You will learn about the band’s core spirit. Their needs. Their despair. Their collective self-doubt. Money problems. How their past—and what may be the finest compilation of all-time—saved them. Their soul.

The Beach Boys, as we see in this film, wanted the journey. A lot of people don’t want the journey in life. Same with many bands who have a few hits and shoot for more of the same.

Imperative to art, though, is courage. The willingness to risk, to seek. There are some wonderful interviews with the members of the Wrecking Crew, the big-time talent studio musicians who helped Brian Wilson execute some of those musical dream visions of his. They talk about this young guy who couldn’t read music, and yet he found a way, conversationally, to get them to understand what he was hearing in his head. He wasn’t going to stand on ceremony or be denied. He was an artist who extended himself.

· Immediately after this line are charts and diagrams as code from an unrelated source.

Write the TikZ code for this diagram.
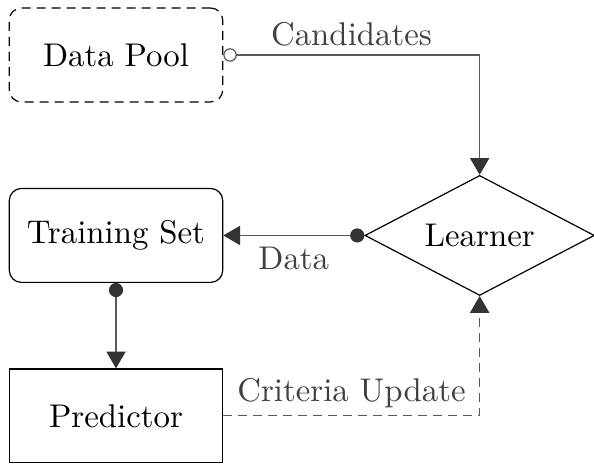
\documentclass[11pt,tikz,border=0pt]{standalone}
\usetikzlibrary{positioning,shapes.geometric,arrows.meta}

\begin{document}
\begin{tikzpicture}[node distance=1cm,
		>={Triangle[length=5.6pt,width=6.4pt,color=black!80]},
		block/.style={rectangle, draw, minimum width=2.5cm, minimum height=1.1cm},
		pool/.style={block, rounded corners, dash pattern=on 3pt off 2pt},
		decision/.style={diamond, draw, aspect=2, minimum width=76.5pt, minimum height=40pt, inner sep=0.5pt},
		link/.style={draw=black!65},
		tag/.style={text=black!75}]

	\useasboundingbox (-38.67pt,18.33pt) rectangle (159.33pt,-136.33pt);

	\node[pool] (P) {Data Pool};
	\node[block, rounded corners, below=of P] (T) {Training Set};
	\node[block, below=of T] (M) {Predictor};
	\node[decision, right=47pt of T] (L) {Learner};

	\draw[link, {Circle[open,length=4.5pt]}->] (P) -| node[tag, above=-1pt, pos=0.25] {Candidates} (L);
	\draw[link, {Circle[length=4.7pt,color=black!80]}->] (L) -- node[tag, below] {Data} (T);
	\draw[link, {Circle[length=4.7pt,color=black!80]}->] (T) -- (M);
	\draw[link, dash pattern=on 3pt off 2pt, ->] (M) -| node[tag, above=-1.2pt, pos=0.25] {Criteria Update} (L);
\end{tikzpicture}
\end{document}
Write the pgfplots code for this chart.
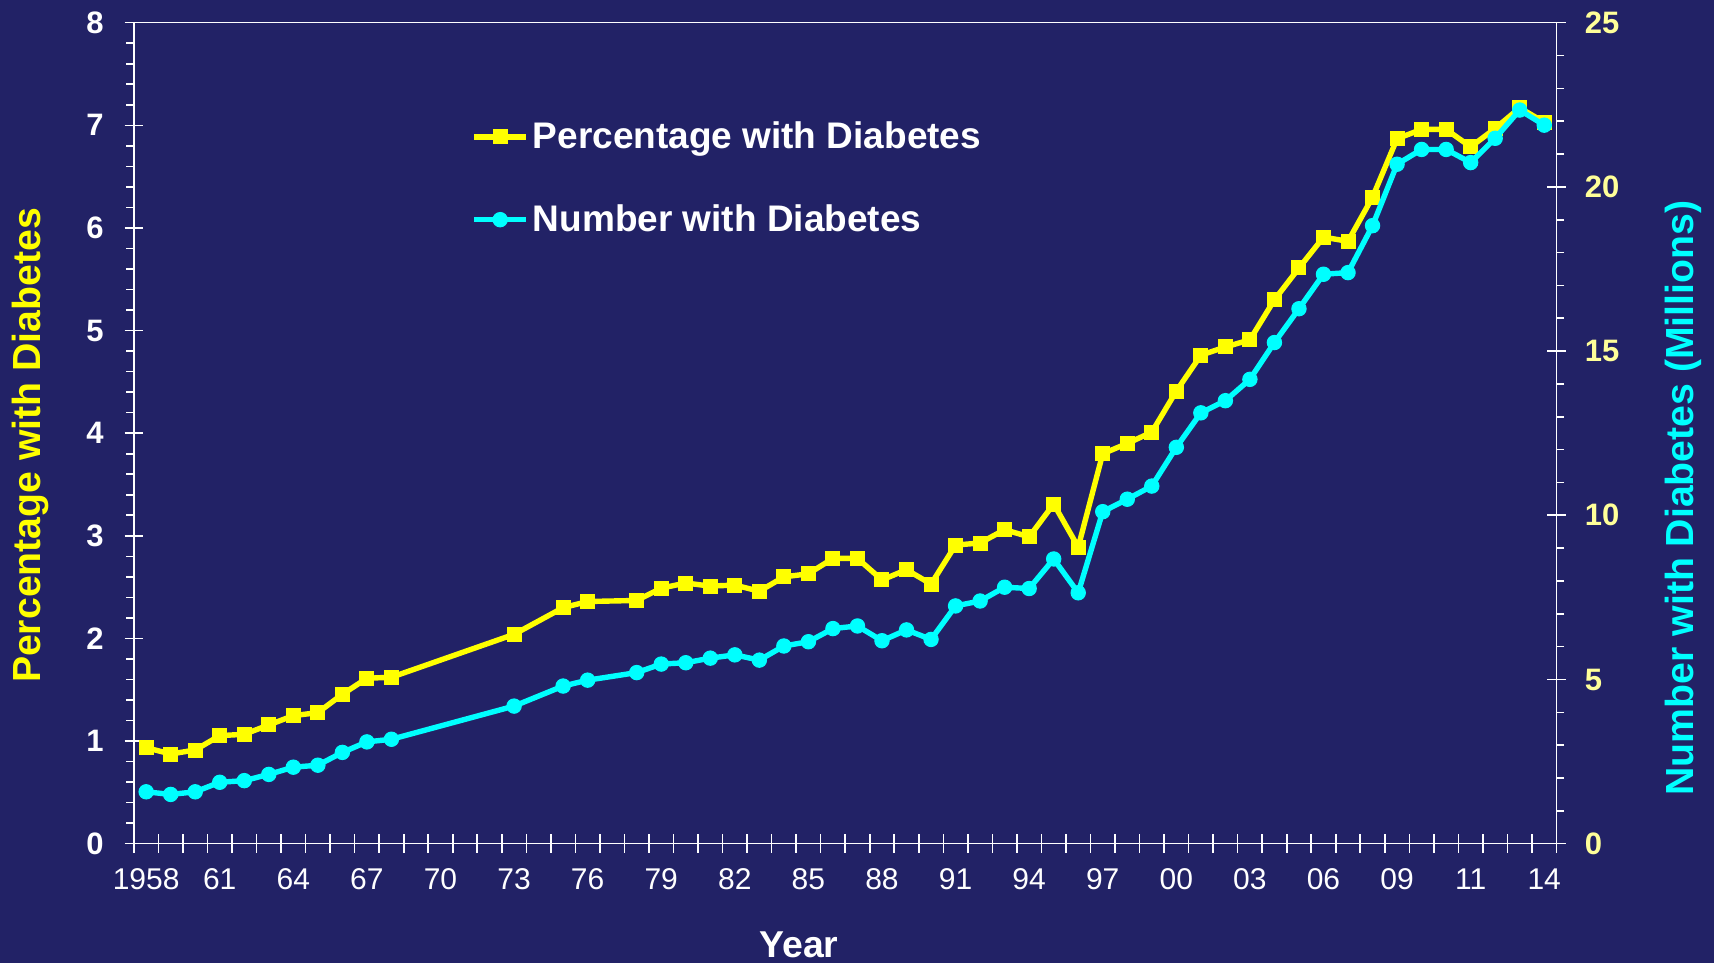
\documentclass[border=0pt]{standalone}
\usepackage{pgfplots}
\pgfplotsset{compat=1.18}
\usepackage{pgfplotstable}
\usepackage{fontspec}
\setmainfont{Liberation Sans}
\definecolor{bgc}{RGB}{34,34,102}
\definecolor{ylw}{RGB}{255,255,0}
\definecolor{cyn}{RGB}{0,255,255}
\definecolor{paleylw}{RGB}{255,255,153}

\pgfplotstableread{
x pct
0 0.936
1 0.874
2 0.913
3 1.053
4 1.066
5 1.157
6 1.248
7 1.277
8 1.456
9 1.612
10 1.622
15 2.04
17 2.30
18 2.36
20 2.37
21 2.49
22 2.54
23 2.51
24 2.52
25 2.46
26 2.60
27 2.63
28 2.78
29 2.78
30 2.57
31 2.67
32 2.53
33 2.91
34 2.93
35 3.06
36 2.99
37 3.31
38 2.89
39 3.80
40 3.90
41 4.01
42 4.41
43 4.76
44 4.84
45 4.91
46 5.30
47 5.61
48 5.91
49 5.87
50 6.30
51 6.87
52 6.96
53 6.96
54 6.79
55 6.97
56 7.17
57 7.03
}\pcttable

\pgfplotstableread{
x num
0 1.58
1 1.50
2 1.58
3 1.87
4 1.92
5 2.11
6 2.33
7 2.39
8 2.78
9 3.10
10 3.18
15 4.19
17 4.80
18 4.98
20 5.21
21 5.47
22 5.51
23 5.65
24 5.75
25 5.59
26 6.02
27 6.15
28 6.55
29 6.63
30 6.18
31 6.51
32 6.22
33 7.24
34 7.39
35 7.81
36 7.77
37 8.67
38 7.64
39 10.11
40 10.49
41 10.89
42 12.07
43 13.12
44 13.49
45 14.14
46 15.26
47 16.29
48 17.34
49 17.39
50 18.82
51 20.69
52 21.14
53 21.14
54 20.74
55 21.48
56 22.34
57 21.88
}\numtable

\begin{document}
\begin{tikzpicture}
\fill[bgc] (-66.95pt,-59.65pt) rectangle (790.05pt,421.85pt);
\begin{axis}[
  at={(0pt,0pt)}, anchor=south west,
  scale only axis, width=711.3pt, height=410.5pt,
  xmin=-0.5, xmax=57.5, ymin=0, ymax=8,
  axis line style={white, line width=0.8pt},
  tick style={white, line width=0.8pt},
  tick align=center,
  major tick length=9.2pt,
  minor tick length=3.8pt,
  minor y tick style={xshift=-1.9pt},
  xtick pos=bottom, ytick pos=left,
  xtick={-0.5,0.5,...,57.5}, xticklabels={},
  extra x ticks={0,3,...,57},
  extra x tick labels={1958,61,64,67,70,73,76,79,82,85,88,91,94,97,00,03,06,09,11,14},
  extra x tick style={major tick length=0pt},
  ytick={0,1,...,8}, minor y tick num=4,
  /pgf/number format/assume math mode=true,
  yticklabel style={font=\bfseries\fontsize{15.5}{18}\selectfont, text=white, xshift=-7pt},
  xticklabel style={font=\fontsize{15}{18}\selectfont, text=white, yshift=-9pt},
  xlabel={Year},
  xlabel style={at={(axis description cs:0.4675,-0.1227)}, anchor=center, font=\bfseries\fontsize{18.7}{22}\selectfont, text=white},
  ylabel={Percentage with Diabetes},
  ylabel style={at={(axis description cs:-0.0726,0.485)}, anchor=center, font=\bfseries\fontsize{19.6}{23}\selectfont, text=ylw},
  legend style={at={(axis description cs:0.2370,0.8105)}, anchor=west, draw=none, fill=none, inner sep=0pt, text=white,
    font=\bfseries\fontsize{18.5}{22}\selectfont, row sep=22.5pt,
    /tikz/every even column/.append style={column sep=0pt}},
  legend cell align=left,
  legend image code/.code={\draw[mark repeat=2,mark phase=2,#1] plot coordinates {(0pt,0pt) (13pt,0pt) (26pt,0pt)};},
]
\addplot[ylw, line width=2.7pt, mark=square*, mark size=3.5pt, mark options={solid, fill=ylw, draw=ylw, line width=0.5pt}] table[x=x, y=pct] {\pcttable};
\addlegendentry{Percentage with Diabetes}
\addlegendimage{cyn, line width=2.7pt, mark=*, mark size=3.6pt, mark options={solid, fill=cyn, draw=cyn, line width=0.5pt}}
\addlegendentry{Number with Diabetes}
\end{axis}
\begin{axis}[
  at={(0pt,0pt)}, anchor=south west,
  scale only axis, width=711.3pt, height=410.5pt,
  xmin=-0.5, xmax=57.5, ymin=0, ymax=25,
  axis x line=none, axis y line*=right,
  axis line style={white, line width=0.8pt},
  tick style={white, line width=0.8pt},
  tick align=center,
  major tick length=9.2pt,
  minor tick length=3.8pt,
  minor y tick style={xshift=1.9pt},
  ytick={0,5,...,25}, minor y tick num=4,
  /pgf/number format/assume math mode=true,
  yticklabel style={font=\bfseries\fontsize{15.5}{18}\selectfont, text=paleylw, xshift=6pt},
  ylabel={Number with Diabetes (Millions)},
  ylabel style={at={(axis description cs:1.0893,0.421)}, anchor=center, font=\bfseries\fontsize{19.6}{23}\selectfont, text=cyn},
]
\addplot[cyn, line width=2.7pt, mark=*, mark size=3.6pt, mark options={solid, fill=cyn, draw=cyn, line width=0.5pt}] table[x=x, y=num] {\numtable};
\end{axis}
\pgfresetboundingbox
\useasboundingbox (-66.95pt,-59.65pt) rectangle (790.05pt,421.85pt);
\end{tikzpicture}
\end{document}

That’s enormous. It’s part of how you make a song like “Good Vibrations,” which needed all of two seconds to let you know that this was a sound that would be changing the world. Honestly: Have you ever heard anything that sounds like those first two seconds over the course of that gossamer-textured “I”? Do they not hit you anew, as if you’re hearing them for the first time, each time that you do?

The Beach Boys attests to how transportive and open America’s greatest harmony act was. They will take you places—if you’re willing to go. But that’s the thing about a journey, and also a journey with a collective of artists.

This is a film of received Socratic wisdom, of the knowledge that we may not know what we think we do. Don’t mistake one beach for the sum total of all beaches, the documentary tells us. There are various hot spots up and down the coast. You just have to make the trip—in life and the music of life—like the Beach Boys did.